__Data section__.
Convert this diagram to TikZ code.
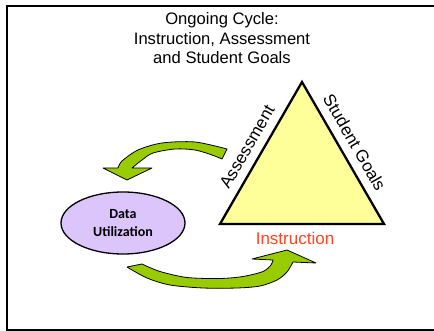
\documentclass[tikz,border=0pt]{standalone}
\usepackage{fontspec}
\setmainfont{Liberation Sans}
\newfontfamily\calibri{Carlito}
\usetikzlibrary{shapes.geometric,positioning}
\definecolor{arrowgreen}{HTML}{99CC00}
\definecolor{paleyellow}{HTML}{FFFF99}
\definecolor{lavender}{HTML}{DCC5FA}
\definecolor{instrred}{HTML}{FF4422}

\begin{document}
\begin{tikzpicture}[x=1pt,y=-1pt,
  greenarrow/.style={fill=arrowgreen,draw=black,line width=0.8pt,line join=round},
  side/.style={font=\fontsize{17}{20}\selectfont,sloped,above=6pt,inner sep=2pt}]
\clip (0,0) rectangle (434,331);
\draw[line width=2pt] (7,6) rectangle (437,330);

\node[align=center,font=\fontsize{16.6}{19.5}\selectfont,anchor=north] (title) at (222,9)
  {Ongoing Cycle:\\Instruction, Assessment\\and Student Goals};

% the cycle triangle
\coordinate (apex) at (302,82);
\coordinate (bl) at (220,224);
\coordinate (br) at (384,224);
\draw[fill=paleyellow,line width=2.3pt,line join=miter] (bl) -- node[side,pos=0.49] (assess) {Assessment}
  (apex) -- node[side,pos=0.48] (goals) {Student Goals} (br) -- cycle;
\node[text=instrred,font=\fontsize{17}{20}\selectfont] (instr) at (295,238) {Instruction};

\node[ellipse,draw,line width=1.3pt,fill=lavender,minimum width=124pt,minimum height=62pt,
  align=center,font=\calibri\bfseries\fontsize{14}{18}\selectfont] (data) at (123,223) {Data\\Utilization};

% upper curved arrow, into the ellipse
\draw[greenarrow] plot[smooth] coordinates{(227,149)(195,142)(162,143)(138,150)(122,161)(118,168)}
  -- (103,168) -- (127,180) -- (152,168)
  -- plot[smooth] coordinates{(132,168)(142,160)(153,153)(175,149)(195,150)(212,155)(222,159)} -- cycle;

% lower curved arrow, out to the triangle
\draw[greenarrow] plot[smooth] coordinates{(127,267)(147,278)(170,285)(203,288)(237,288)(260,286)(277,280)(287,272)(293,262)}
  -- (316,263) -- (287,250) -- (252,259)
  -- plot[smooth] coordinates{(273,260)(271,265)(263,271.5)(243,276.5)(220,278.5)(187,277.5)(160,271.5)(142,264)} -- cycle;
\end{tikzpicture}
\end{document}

__Request__.
Using the data above, write out every line exactly, leaving the images behind.

__Correct answer__.
Convert this diagram to TikZ code.
\documentclass[tikz,border=0pt]{standalone}
\usepackage{fontspec}
\setmainfont{Liberation Sans}
\newfontfamily\calibri{Carlito}
\usetikzlibrary{shapes.geometric,positioning}
\definecolor{arrowgreen}{HTML}{99CC00}
\definecolor{paleyellow}{HTML}{FFFF99}
\definecolor{lavender}{HTML}{DCC5FA}
\definecolor{instrred}{HTML}{FF4422}

\begin{document}
\begin{tikzpicture}[x=1pt,y=-1pt,
  greenarrow/.style={fill=arrowgreen,draw=black,line width=0.8pt,line join=round},
  side/.style={font=\fontsize{17}{20}\selectfont,sloped,above=6pt,inner sep=2pt}]
\clip (0,0) rectangle (434,331);
\draw[line width=2pt] (7,6) rectangle (437,330);

\node[align=center,font=\fontsize{16.6}{19.5}\selectfont,anchor=north] (title) at (222,9)
  {Ongoing Cycle:\\Instruction, Assessment\\and Student Goals};

% the cycle triangle
\coordinate (apex) at (302,82);
\coordinate (bl) at (220,224);
\coordinate (br) at (384,224);
\draw[fill=paleyellow,line width=2.3pt,line join=miter] (bl) -- node[side,pos=0.49] (assess) {Assessment}
  (apex) -- node[side,pos=0.48] (goals) {Student Goals} (br) -- cycle;
\node[text=instrred,font=\fontsize{17}{20}\selectfont] (instr) at (295,238) {Instruction};

\node[ellipse,draw,line width=1.3pt,fill=lavender,minimum width=124pt,minimum height=62pt,
  align=center,font=\calibri\bfseries\fontsize{14}{18}\selectfont] (data) at (123,223) {Data\\Utilization};

% upper curved arrow, into the ellipse
\draw[greenarrow] plot[smooth] coordinates{(227,149)(195,142)(162,143)(138,150)(122,161)(118,168)}
  -- (103,168) -- (127,180) -- (152,168)
  -- plot[smooth] coordinates{(132,168)(142,160)(153,153)(175,149)(195,150)(212,155)(222,159)} -- cycle;

% lower curved arrow, out to the triangle
\draw[greenarrow] plot[smooth] coordinates{(127,267)(147,278)(170,285)(203,288)(237,288)(260,286)(277,280)(287,272)(293,262)}
  -- (316,263) -- (287,250) -- (252,259)
  -- plot[smooth] coordinates{(273,260)(271,265)(263,271.5)(243,276.5)(220,278.5)(187,277.5)(160,271.5)(142,264)} -- cycle;
\end{tikzpicture}
\end{document}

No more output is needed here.